En un sentido literal, es evidente que protestar en una cumbre sobre la ampliación de la Unión Europea no es la mejor forma de contribuir a que el mundo mejore. En particular, es difícil que los ciudadanos de los países aspirantes a entrar en la UE puedan entender la actitud de quienes se manifiestan contra ella. Pero los argumentos que éstos manejan -que la Unión es sólo una arena más de la política neoliberal, cuyas exigencias se traducen en el retroceso de los derechos sociales- no son más disparatados que los de los electores irlandeses que se han opuesto a la ratificación del Tratado de Niza.

Si hay serias razones para criticar el tratado, no cabe desdeñar a los electores: habrá que pensar en darles mejores argumentos para aceptarlo. Algo similar se puede decir respecto al proyecto de la UE: el hincapié en las cuestiones de competitividad deja a menudo de lado la ciudadanía social y la propia capacidad política de la Unión para adquirir su propio peso como un actor en la esfera internacional. En esas circunstancias no es nada extraño que se puedan organizar coaliciones de protesta contra la UE, que entra así en el catálogo de organismos condenables como expresión del neoliberalismo. Con una mayor capacidad de liderazgo, quizá se pudiera crear un clima de opinión distinto, que no se limitara al conformismo más o menos satisfecho.

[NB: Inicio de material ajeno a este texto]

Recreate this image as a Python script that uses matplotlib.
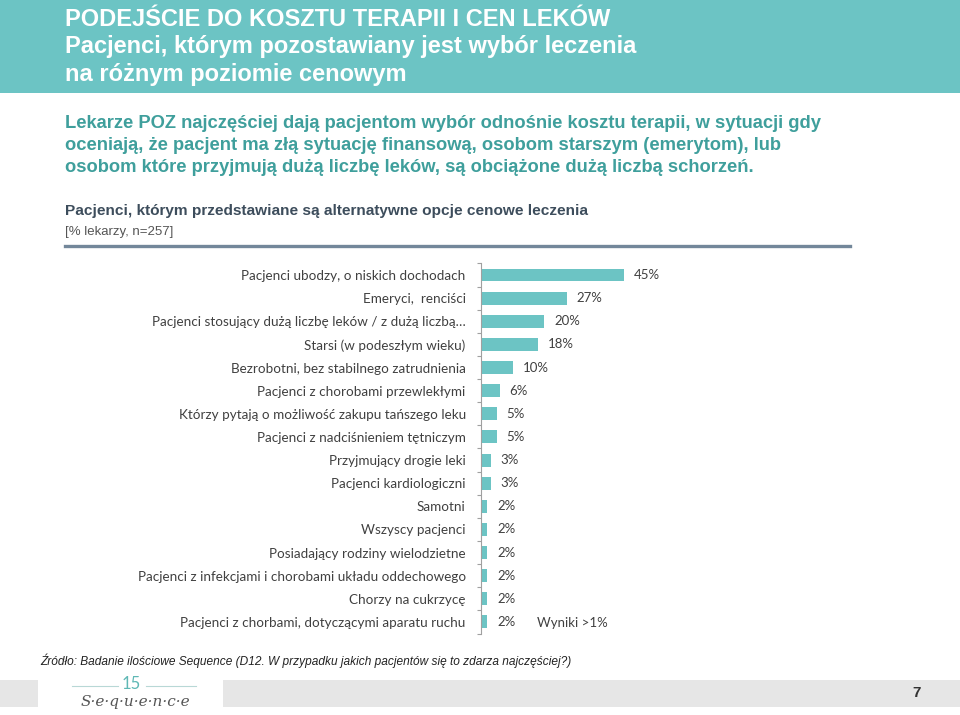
import matplotlib
matplotlib.use("Agg")
import matplotlib.pyplot as plt
from matplotlib.patches import Rectangle
from matplotlib.lines import Line2D
import numpy as np

categories = [
    "Pacjenci ubodzy, o niskich dochodach",
    "Emeryci,  renciści",
    "Pacjenci stosujący dużą liczbę leków / z dużą liczbą…",
    "Starsi (w podeszłym wieku)",
    "Bezrobotni, bez stabilnego zatrudnienia",
    "Pacjenci z chorobami przewlekłymi",
    "Którzy pytają o możliwość zakupu tańszego leku",
    "Pacjenci z nadciśnieniem tętniczym",
    "Przyjmujący drogie leki",
    "Pacjenci kardiologiczni",
    "Samotni",
    "Wszyscy pacjenci",
    "Posiadający rodziny wielodzietne",
    "Pacjenci z infekcjami i chorobami układu oddechowego",
    "Chorzy na cukrzycę",
    "Pacjenci z chorbami, dotyczącymi aparatu ruchu",
]
values = [45, 27, 20, 18, 10, 6, 5, 5, 3, 3, 2, 2, 2, 2, 2, 2]
value_labels = ["45%", "27%", "20%", "18%", "10%", "6%", "5%", "5%",
                "3%", "3%", "2%", "2%", "2%", "2%", "2%", "2%"]

title_lines = ["PODEJŚCIE DO KOSZTU TERAPII I CEN LEKÓW",
               "Pacjenci, którym pozostawiany jest wybór leczenia",
               "na różnym poziomie cenowym"]
lead_lines = ["Lekarze POZ najczęściej dają pacjentom wybór odnośnie kosztu terapii, w sytuacji gdy",
              "oceniają, że pacjent ma złą sytuację finansową, osobom starszym (emerytom), lub",
              "osobom które przyjmują dużą liczbę leków, są obciążone dużą liczbą schorzeń."]
chart_title = "Pacjenci, którym przedstawiane są alternatywne opcje cenowe leczenia"
chart_base = "[% lekarzy, n=257]"
note = "Wyniki >1%"
source = "Źródło: Badanie ilościowe Sequence (D12. W przypadku jakich pacjentów się to zdarza najczęściej?)"
page_no = "7"

TEAL = "#6cc4c4"
W, H = 960, 715

fig = plt.figure(figsize=(9.6, 7.15), dpi=100)
fig.patch.set_facecolor("white")


def fx(px):
    return px / W


def fy(py):
    return 1 - py / H


# header band
fig.patches.append(Rectangle((0, fy(93)), 1, 93 / H, transform=fig.transFigure,
                             facecolor=TEAL, edgecolor="none", zorder=0))
sans = "Liberation Sans"
for i, line in enumerate(title_lines):
    fig.text(fx(65), fy(20 + i * 27), line, color="white", fontsize=17,
             fontweight="bold", family=sans, va="center", ha="left")

for i, line in enumerate(lead_lines):
    fig.text(fx(65), fy(124 + i * 22), line, color="#3f9f9c", fontsize=13.2,
             fontweight="bold", family=sans, va="center", ha="left")

fig.text(fx(65), fy(211), chart_title, color="#3d4d5c", fontsize=11.1,
         fontweight="bold", family=sans, va="center", ha="left")
fig.text(fx(65), fy(232), chart_base, color="#555555", fontsize=9.5,
         family=sans, va="center", ha="left")
fig.lines.append(Line2D([fx(65), fx(850)], [fy(246), fy(246)], transform=fig.transFigure,
                        color="#73879a", linewidth=2.4))

# bar chart
n = len(categories)
slot = 23.13
top_px = 275 - slot / 2
ax = fig.add_axes([fx(481), fy(top_px + n * slot), fx(317), n * slot / H])
y = np.arange(n)
ax.barh(y, values, height=0.56, color=TEAL, zorder=2)
ax.set_xlim(0, 100)
ax.set_ylim(n - 0.5, -0.5)
ax.set_yticks(y)
ax.set_yticklabels(categories, family="Lato", fontsize=9.75, color="#404040")
ax.set_yticks(np.arange(n + 1) - 0.5, minor=True)
ax.tick_params(axis="y", which="major", length=0, pad=11)
ax.tick_params(axis="y", which="minor", length=3, color="#a0a0a0", width=0.8)
ax.set_xticks([])
for s in ["top", "right", "bottom"]:
    ax.spines[s].set_visible(False)
ax.spines["left"].set_color("#a0a0a0")
ax.spines["left"].set_linewidth(0.8)

for yi, v, lab in zip(y, values, value_labels):
    ax.annotate(lab, (v, yi), xytext=(7, 0), textcoords="offset points",
                va="center", ha="left", family="Lato", fontsize=9.5,
                color="#404040")
ax.annotate(note, (values[-1], n - 1), xytext=(36, -1), textcoords="offset points",
            va="center", ha="left", family="Lato", fontsize=9.5,
            color="#404040")

# footer
fig.text(fx(40), fy(661), source, color="#222222", fontsize=8.6, style="italic",
         family=sans, va="center", ha="left")
fig.patches.append(Rectangle((0, fy(707)), 1, 27 / H, transform=fig.transFigure,
                             facecolor="#e6e6e6", edgecolor="none", zorder=0))
fig.patches.append(Rectangle((fx(38), fy(712)), fx(185), 42 / H, transform=fig.transFigure,
                             facecolor="white", edgecolor="none", zorder=1))
# logo
fig.text(fx(131), fy(684), "15", color="#5fb8b5", fontsize=12, family="Lato",
         va="center", ha="center", zorder=3)
for xa, xb in [(72, 118), (146, 196)]:
    fig.lines.append(Line2D([fx(xa), fx(xb)], [fy(686), fy(686)], transform=fig.transFigure,
                            color="#b8d8d6", linewidth=0.8, zorder=3))
fig.text(fx(135), fy(702), "S·e·q·u·e·n·c·e", color="#555555", fontsize=11,
         style="italic", family="DejaVu Serif", va="center", ha="center", zorder=3)
fig.text(fx(917), fy(693), page_no, color="#333333", fontsize=11, fontweight="bold",
         family=sans, va="center", ha="center")

fig.savefig("out.png", dpi=100)
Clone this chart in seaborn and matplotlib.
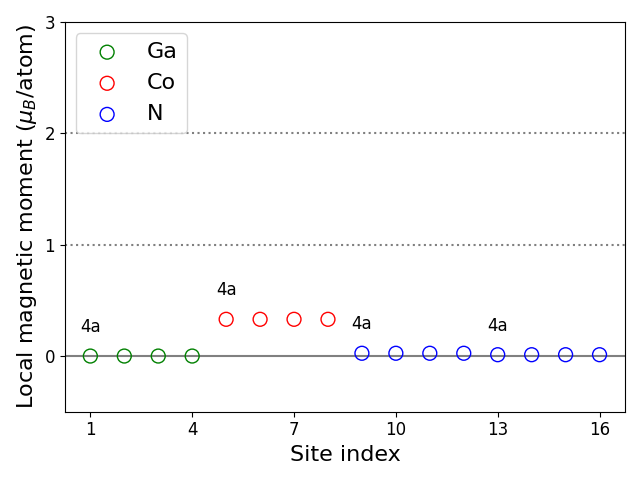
import seaborn as sns
import pandas as pd
import matplotlib.pyplot as plt
import numpy as np

ga_sites = [1, 2, 3, 4]
ga_moments = [0.0, 0.0, 0.0, 0.0]
co_sites = [5, 6, 7, 8]
co_moments = [0.33, 0.33, 0.33, 0.33]
n_sites = [9, 10, 11, 12, 13, 14, 15, 16]
n_moments = [0.025, 0.025, 0.025, 0.025, 0.012, 0.012, 0.012, 0.012]

wyckoff_sites = [1, 5, 9, 13]
wyckoff_labels = ["4a", "4a", "4a", "4a"]
wyckoff_heights = [0.0, 0.33, 0.025, 0.012]

groups = [("Ga", ga_sites, ga_moments, "green"),
          ("Co", co_sites, co_moments, "red"),
          ("N", n_sites, n_moments, "blue")]

fig, ax = plt.subplots(figsize=(6.4, 4.8))

ax.axhline(0, color="gray", lw=1.5, zorder=1)
for lev in [1, 2]:
    ax.axhline(lev, color="gray", ls=":", lw=1.5, zorder=1)

for name, sites, moms, col in groups:
    df = pd.DataFrame({"site": sites, "moment": moms})
    sns.scatterplot(data=df, x="site", y="moment", ax=ax, s=100,
                    facecolors="none", edgecolor=col, linewidth=1,
                    label=name, zorder=3)

for xs, lab, h in zip(wyckoff_sites, wyckoff_labels, wyckoff_heights):
    ax.text(xs, h + 0.18, lab, ha="center", va="bottom", fontsize=12)

ax.set_ylim(-0.5, 3)
ax.set_xticks([1, 4, 7, 10, 13, 16])
ax.set_yticks([0, 1, 2, 3])
ax.tick_params(labelsize=12)
ax.set_xlabel("Site index", fontsize=16)
ax.set_ylabel(r"Local magnetic moment ($\mu_B$/atom)", fontsize=16)
ax.legend(loc="upper left", fontsize=16)

plt.tight_layout()
plt.savefig("out.png", dpi=100)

Podemos pensar, sin embargo, que habría protestas incluso si el proyecto de la Unión estuviera siendo impulsado activamente por un liderazgo europeo con empuje y aunque nadie sintiera que los derechos sociales están amenazados en ninguno de los países miembros. Quizá sólo son la manifestación actual de una actitud anticapitalista que siempre va a encontrar pretextos para reafirmarse, y si los actuales se le vinieran abajo buscaría otros nuevos para mantener con total convicción sus principios. Ahora bien, ¿es imprescindible que los gobernantes actuales repitan el error de los que a comienzos de los años setenta atribuían a oscuras conspiraciones todos los movimientos de protesta?

Podemos pensar que los manifestantes no tienen razón, o que se van a negar a escucharnos si queremos darles nuestras razones, pero no es evidente que la única respuesta a las protestas deba ser la colaboración policial. Conviene evitar que cualquier ciudad pueda verse arrasada por manifestantes violentos, conviene evitar que una policía desbordada pueda matar a alguien en mitad de un choque. Pero también convendría que los gobernantes europeos se mostraran más capaces de aceptar que no todo el mundo comparte sus convicciones sobre el futuro más deseable, que fueran más capaces de entender el malestar difuso del que brotan las protestas.

Y sobre todo convendría que fueran capaces de transmitir una convicción que fuera más allá de los cálculos, del puro razonamiento económico. Europa necesita buenos gestores y mejor coordinación policial, pero también algo parecido a la visión y el entusiasmo. Ese entusiasmo que Joschka Fischer y otros actuales dirigentes europeos rebosaban, con muy poca racionalidad y grave riesgo de ocasionar desastres, cuando tenían más o menos la edad de los anarquistas de Gotemburgo.

Ludolfo Paramio es profesor de investigación en la Unidad de Políticas Comparadas del CSIC.